Vancouver-Canucks;-Geoff-Courtnall

Geoff Courtnall played over 1,000 games in the NHL, 292 of them with the Vancouver Canucks. (B Bennett/Getty)

Geoff Courtnall doesn’t have many hockey memories from his early days growing up in the Cowichan Valley in B.C. — beside the fact that he initially refused to the play sport at all.

Although he’d grow up to score 799 points in the NHL, young Courtnall walked away from ice sports at six years old when he took issue with an early skating instructor’s insistence that he wear figure skates to his lessons.

“I said, ‘That’s enough of that, I’m not going back,’” Courtnall says.

He held out for several years, until he was nine years old and tired of watching from the stands as his younger brother, Russ, ripped around the ice.

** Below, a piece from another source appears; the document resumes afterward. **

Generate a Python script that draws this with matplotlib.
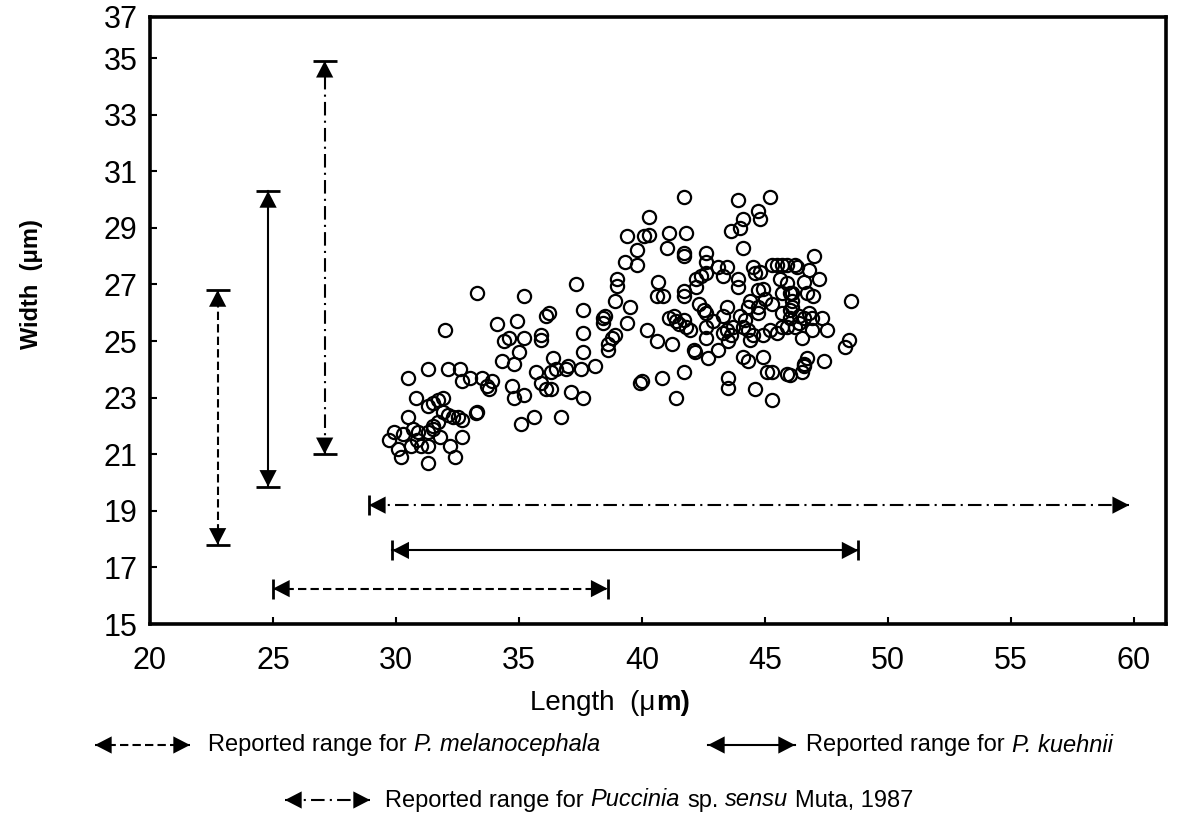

The Courtnall family had moved to Victoria by then. Archie and Kathy Courtnall moved their family south when Archie was transferred from his job at B.C. Forest Products in the small lake-side community of Youbou. And so it was in Victoria — not Youbou — that the Courtnall brothers really learned the game.

But looking back today, Geoff Courtnall still thinks of the Cowichan Valley, where Rogers Hometown Hockey makes a stop this week, as the place where it all began. It was there (before that skating instructor went and ruined everything) that Courtnall first carved his skates into the ice of Somenos Lake near the city of Duncan. And it was there that he got back on the ice after family tragedy nearly stripped away his love of hockey.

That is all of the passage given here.